Romney’s One Chance to Hit a Debate Home Run
Business + Economy

Romney’s One Chance to Hit a Debate Home Run


Shortly after the first presidential debate on Wednesday night, all eyes will turn to one of the few factors that could still reshape the race: Friday’s jobs report, a barometer that will sort out the campaign rhetoric from the economic realities.

For Republican nominee Mitt Romney, it’s quite possibly the final opportunity to hype new evidence of President Obama’s shortcomings. But this time his message totally hinges on a total job market meltdown--layoffs instead of yet another lackluster showing that lets the Obama administration assure the country of slow but steady progress.

“People intuitively understand that the jobs situation isn't great, but it's simpler to understand when the jobs number is negative,” said Matt McDonald, an outside adviser to the Romney campaign and partner at Hamilton Place Strategies. “What they hear is the president touting 4.6 million jobs … They don't hear that during the same period, the population increased by 6 million.  In that context, and in the context of workers dropping out of the labor force, the numbers seem pretty bad.

“If the jobs number Friday is negative, I think that will be a very bad moment for the president,” McDonald said.  “Absent that, I think the number will confirm what voters already have a sense of: the job market just isn't that good.”

As strange as it sounds, Obama has been blessed by the combination of low economic expectations and modest but consistent improvement in an unemployment rate that peaked at 10 percent in October, 2009. Since the start of the year, payrolls increased by an average of 139,250 workers a month.

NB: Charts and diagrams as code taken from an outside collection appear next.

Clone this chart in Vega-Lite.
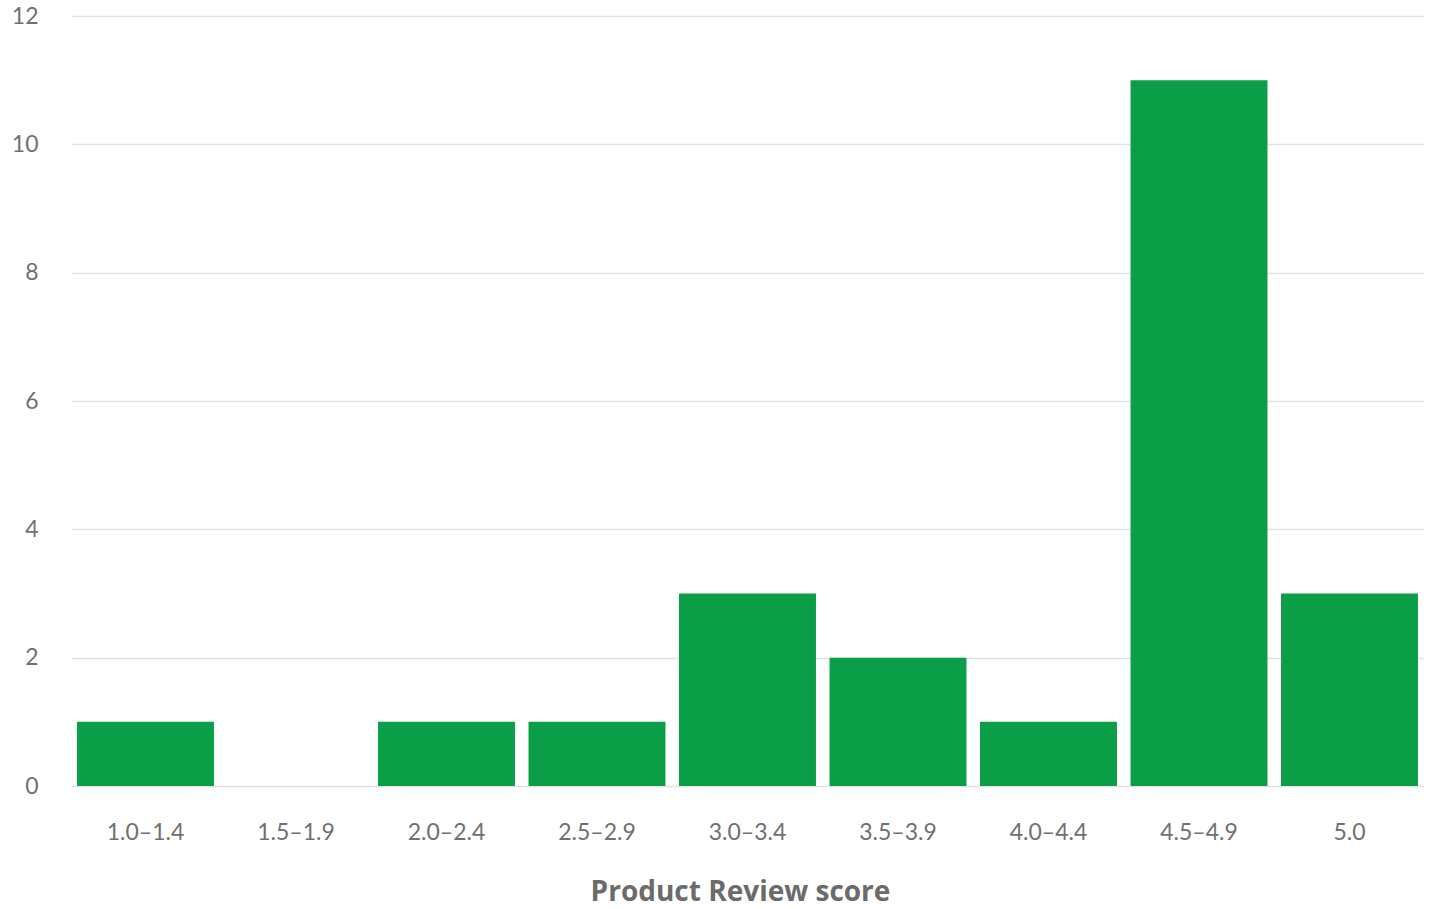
{
  "$schema": "https://vega.github.io/schema/vega-lite/v6.json",
  "width": 1353,
  "height": 770,
  "autosize": {"type": "none"},
  "padding": {"left": 71, "top": 16, "right": 8, "bottom": 123},
  "background": "white",
  "config": {"view": {"stroke": null}},
  "data": {"values": [
    {"score": "1.0–1.4", "count": 1},
    {"score": "1.5–1.9", "count": 0},
    {"score": "2.0–2.4", "count": 1},
    {"score": "2.5–2.9", "count": 1},
    {"score": "3.0–3.4", "count": 3},
    {"score": "3.5–3.9", "count": 2},
    {"score": "4.0–4.4", "count": 1},
    {"score": "4.5–4.9", "count": 11},
    {"score": "5.0", "count": 3}
  ]},
  "mark": {"type": "bar", "color": "#0a9f47"},
  "encoding": {
    "x": {
      "field": "score", "type": "nominal", "sort": null,
      "scale": {"paddingInner": 0.09, "paddingOuter": 0.04},
      "axis": {
        "title": "Product Review score", "labelAngle": 0,
        "domain": false, "ticks": false,
        "labelFont": "Lato", "labelFontSize": 23, "labelFontWeight": "normal", "labelColor": "#707070",
        "labelPadding": 35,
        "titleFont": "Open Sans", "titleFontSize": 28, "titleFontWeight": "bold", "titleColor": "#6b6b6b",
        "titlePadding": 34, "titleX": 669, "titleAlign": "center"
      }
    },
    "y": {
      "field": "count", "type": "quantitative",
      "scale": {"domain": [0, 12]},
      "axis": {
        "title": null, "values": [0, 2, 4, 6, 8, 10, 12],
        "domain": false, "ticks": false,
        "grid": true, "gridColor": "#e2e2e2", "gridWidth": 1.5,
        "labelFont": "Lato", "labelFontSize": 23, "labelFontWeight": "normal", "labelColor": "#707070",
        "labelPadding": 33
      }
    }
  }
}
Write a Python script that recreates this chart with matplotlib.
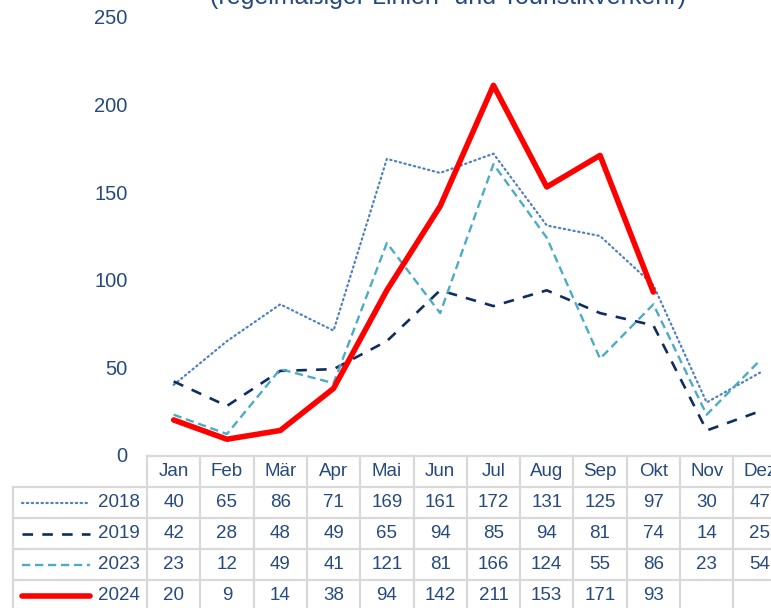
import matplotlib
matplotlib.use('Agg')
from matplotlib import pyplot as plt
from matplotlib.lines import Line2D
import numpy as np

plt.rcParams['font.family'] = ['Liberation Sans', 'DejaVu Sans']

months = ['Jan', 'Feb', 'Mär', 'Apr', 'Mai', 'Jun', 'Jul', 'Aug', 'Sep', 'Okt', 'Nov', 'Dez']
v2018 = [40, 65, 86, 71, 169, 161, 172, 131, 125, 97, 30, 47]
v2019 = [42, 28, 48, 49, 65, 94, 85, 94, 81, 74, 14, 25]
v2023 = [23, 12, 49, 41, 121, 81, 166, 124, 55, 86, 23, 54]
v2024 = [20, 9, 14, 38, 94, 142, 211, 153, 171, 93]
jahre = ['2018', '2019', '2023', '2024']
untertitel = '(regelmäßiger Linien- und Touristikverkehr)'

TXT = '#264a7e'
GRID = '#d9d9d9'
W, H = 771, 608

stile = [
    dict(color='#4f81bd', lw=1.6, ls=(0, (0.6, 1.6)), dash_capstyle='round'),
    dict(color='#0f2d5f', lw=1.9, ls=(0, (4, 3.5))),
    dict(color='#4bacc6', lw=1.7, ls=(0, (3.5, 2))),
    dict(color='#ff0000', lw=4.0, ls='-', solid_capstyle='round'),
]
reihen = [v2018, v2019, v2023, v2024]

fig = plt.figure(figsize=(W / 100, H / 100), dpi=100)

# axes reaches past the right edge (the original is cropped there)
x0, x1 = 147, 147 + 12 * 53.3
y0, y1 = 455, 17
ax = fig.add_axes([x0 / W, 1 - y0 / H, (x1 - x0) / W, (y0 - y1) / H])

x = np.arange(len(months))
for werte, st in zip(reihen, stile):
    ax.plot(x[:len(werte)], werte, **st)

ax.set_xlim(-0.5, 11.5)
ax.set_ylim(0, 250)
ax.set_yticks(range(0, 251, 50))
ax.tick_params(axis='y', length=0, pad=14, labelsize=14.5, labelcolor=TXT)
ax.set_xticks([])
for s in ax.spines.values():
    s.set_visible(False)

fig.text(448 / W, 1 - (-3) / H, untertitel, ha='center', va='center',
         fontsize=18, color=TXT)

# --- table below the plot ---
def fy(p):
    return 1 - p / H


def fx(p):
    return p / W


row_lines = [456, 487, 518, 549, 580, 611]
col_w = 53.3
gl = dict(color=GRID, lw=1.6, transform=fig.transFigure, clip_on=False)
# header top only over month columns
fig.add_artist(Line2D([fx(x0), fx(x0 + 12 * col_w)], [fy(456), fy(456)], **gl))
for r in row_lines[1:]:
    fig.add_artist(Line2D([fx(13), fx(x0 + 12 * col_w)], [fy(r), fy(r)], **gl))
for i in range(13):
    xx = x0 + i * col_w
    fig.add_artist(Line2D([fx(xx), fx(xx)], [fy(456), fy(611)], **gl))
fig.add_artist(Line2D([fx(13), fx(13)], [fy(487), fy(611)], **gl))

# header labels
for i, m in enumerate(months):
    cx = x0 + (i + 0.5) * col_w
    fig.text(fx(cx), fy(471), m, ha='center', va='center', fontsize=13.5, color=TXT)

for j, (jahr, werte, st) in enumerate(zip(jahre, reihen, stile)):
    cy = (row_lines[j + 1] + row_lines[j + 2]) / 2
    # legend key line
    kw = {k: v for k, v in st.items() if k != 'ls'}
    fig.add_artist(Line2D([fx(22), fx(90)], [fy(cy), fy(cy)], linestyle=st['ls'],
                          transform=fig.transFigure, clip_on=False, **kw))
    fig.text(fx(140), fy(cy), jahr, ha='right', va='center', fontsize=13.5, color=TXT)
    for i, v in enumerate(werte):
        cx = x0 + (i + 0.5) * col_w
        fig.text(fx(cx), fy(cy), str(v), ha='center', va='center', fontsize=13.5, color=TXT)

plt.savefig('out.png', dpi=100)
plt.close(fig)
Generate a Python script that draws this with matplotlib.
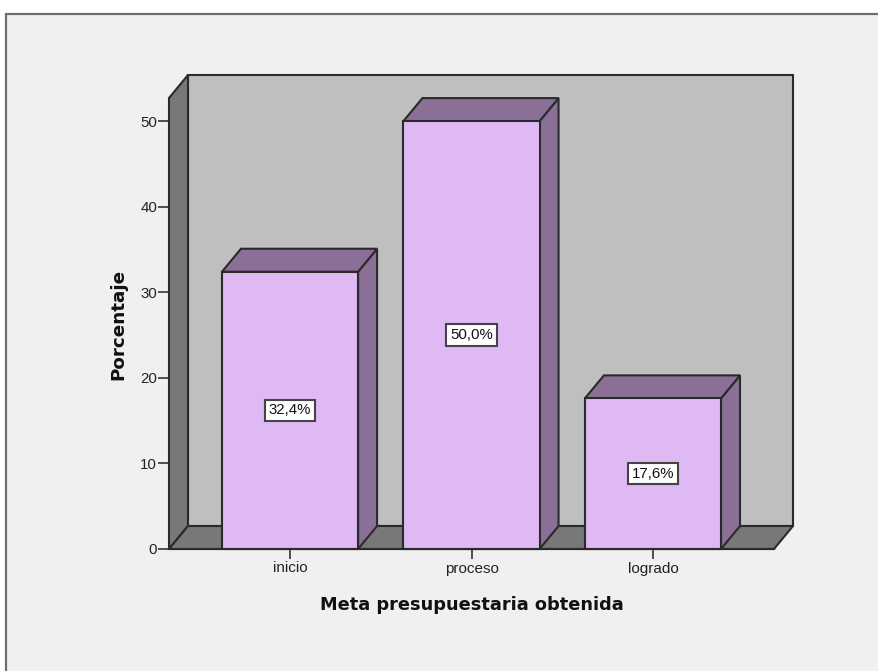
#!/usr/bin/env python3
"""Barras 3D (estilo SPSS): meta presupuestaria obtenida."""
import matplotlib
matplotlib.use("Agg")
import matplotlib.pyplot as plt
from matplotlib.patches import Polygon, Rectangle

CATEGORIES = ["inicio", "proceso", "logrado"]
VALUES = [32.4, 50.0, 17.6]
BAR_LABELS = ["32,4%", "50,0%", "17,6%"]
Y_TICKS = [0, 10, 20, 30, 40, 50]

W, H = 879, 671
EDGE = "#2a2a2a"
FACE = "#dfb9f3"
DARK = "#8a7096"
WALL = "#bfbfbf"
FLOOR = "#787878"
PANEL = "#f0f0f0"

DX, DY = 19 / 181.5, 23 / 8.56   # profundidad 3D en unidades de datos
XMIN, XMAX = -0.667, 2.667
YTOP = 52.7
BAR_W = 0.75


def face(ax, pts, color, z):
    ax.add_patch(Polygon(pts, closed=True, fc=color, ec=EDGE, lw=1.5, zorder=z,
                         clip_on=False, joinstyle="miter"))


fig = plt.figure(figsize=(W / 100, H / 100), dpi=100, facecolor="white")
# marco: solo se ven los lados izquierdo y superior, el resto queda fuera de la imagen
fig.add_artist(Rectangle((6 / W, -0.1), 1.1, 1.1 - 14 / H, transform=fig.transFigure,
                         fc=PANEL, ec="#6e6e6e", lw=1.6, zorder=-1))

ax = fig.add_axes([169 / W, (H - 549) / H, 605 / W, 451 / H])
ax.patch.set_alpha(0)
ax.set_xlim(XMIN, XMAX)
ax.set_ylim(0, YTOP)
for s in ax.spines.values():
    s.set_visible(False)

# paredes y suelo
face(ax, [(XMIN + DX, DY), (XMAX + DX, DY), (XMAX + DX, YTOP + DY), (XMIN + DX, YTOP + DY)], WALL, 1)
face(ax, [(XMIN, 0), (XMIN + DX, DY), (XMIN + DX, YTOP + DY), (XMIN, YTOP)], FLOOR, 1)
face(ax, [(XMIN, 0), (XMAX, 0), (XMAX + DX, DY), (XMIN + DX, DY)], FLOOR, 1)

# barras
for i, (v, lab) in enumerate(zip(VALUES, BAR_LABELS)):
    x0, x1 = i - BAR_W / 2, i + BAR_W / 2
    face(ax, [(x1, 0), (x1 + DX, DY), (x1 + DX, v + DY), (x1, v)], DARK, 2)
    face(ax, [(x0, v), (x1, v), (x1 + DX, v + DY), (x0 + DX, v + DY)], DARK, 2)
    face(ax, [(x0, 0), (x1, 0), (x1, v), (x0, v)], FACE, 3)
    ax.text(i, v / 2, lab, ha="center", va="center", fontsize=10.8, color="#111111",
            family="Liberation Sans", zorder=5,
            bbox=dict(boxstyle="square,pad=0.25", fc="white", ec="#444444", lw=1.5))

ax.plot([XMIN, XMAX], [0, 0], color=EDGE, lw=1.5, zorder=4, clip_on=False)

ax.set_xticks(range(len(CATEGORIES)), CATEGORIES)
ax.set_yticks(Y_TICKS)
ax.tick_params(axis="x", length=7, width=1.2, color="#333333", pad=2, labelsize=11, labelcolor="#222222")
ax.tick_params(axis="y", length=8, width=1.2, color="#333333", pad=0.5, labelsize=10.8, labelcolor="#222222")
for t in ax.get_xticklabels() + ax.get_yticklabels():
    t.set_family("Liberation Sans")

fig.text(472 / W, 1 - 605 / H, "Meta presupuestaria obtenida", ha="center", va="center",
         fontsize=12.8, fontweight="bold", family="DejaVu Sans", color="#111111")
fig.text(118 / W, 1 - 324 / H, "Porcentaje", ha="center", va="center", rotation=90,
         fontsize=13.2, fontweight="bold", family="DejaVu Sans", color="#111111")

fig.savefig("out.png", dpi=100, facecolor="white")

That leaves Romney with a slightly more convoluted and abstract case to make to voters. Unemployment has fallen in part because, over the past 12 months, more than 2.7 million Americans are no longer considered part of the labor pool, as the participation rate has fallen from 64.1 percent to 63.5 percent—a low last seen in 1981.

For the upcoming report by the Bureau of Labor Statistics, Wall Street economists projected for Bloomberg News that 114,000 jobs were added in September and the unemployment rate will sidle upward a tenth of a percentage point to 8.2 percent. The forces influencing the number include businesses becoming more reluctant to hire as the fiscal cliff approaches and seasonal events like the start of the school year.

If the numbers match the consensus estimates, the White House script could practically be photocopied from the previous month when payrolls inched up by a paltry 96,000.

After the August report, Alan Krueger, chairman of Obama’s Council of Economic Advisers, blogged: “While there is more work that remains to be done, today’s employment report provides further evidence that the U.S. economy is continuing to recover from the worst downturn since the Great Depression … The economy has now added private sector jobs for 30 straight months, for a total of 4.6 million jobs during that period.”

The White House commentary contains a politically attuned message. By repeatedly linking the 2007-2009 recession to the Depression—a fair comparison by many standards--when wiped-out Americans were reduced to living in tent cities and eating a soup of watered-down ketchup for dinner, the relatively high unemployment does not seem that terrible.

“If we keep waffling sideways as we have for months, the White House knows how to run its playbook,” said Douglas Holtz-Eakin, a former director of the Congressional Budget Office and economic adviser for Arizona Sen. John McCain’s 2008 presidential campaign.

American Crossroads, the Super PAC founded by Karl Rove, plans to combat that message with an $11 million ad buy for a television commercial running in several swing states. The camera zooms in on a man in a suit and no tie standing in an empty warehouse.

“This is what President Obama said the jobless rate would be if we passed his stimulus—5.6 percent,” he says directly to the camera as computerized graphics fly in front of him. If Obama had delivered as promised with the $787 billion stimulus, the country would have 3.7 million more jobs and, presumably, the deficit would be lower, he explains.

No president has been re-elected since 1948 with unemployment above 7.2 percent, but if Obama’s margin in the polls delivers, that rule is far from hard and fast. As almost three years of meager jobs gains have numbed expectations, the presidential race has become as much about personalities as economic issues.

“You can talk about issues until the cows come home, but people vote for people and not for issues,” Democratic strategist Brad Bannon told The Fiscal Times. “That’s Romney’s problem.”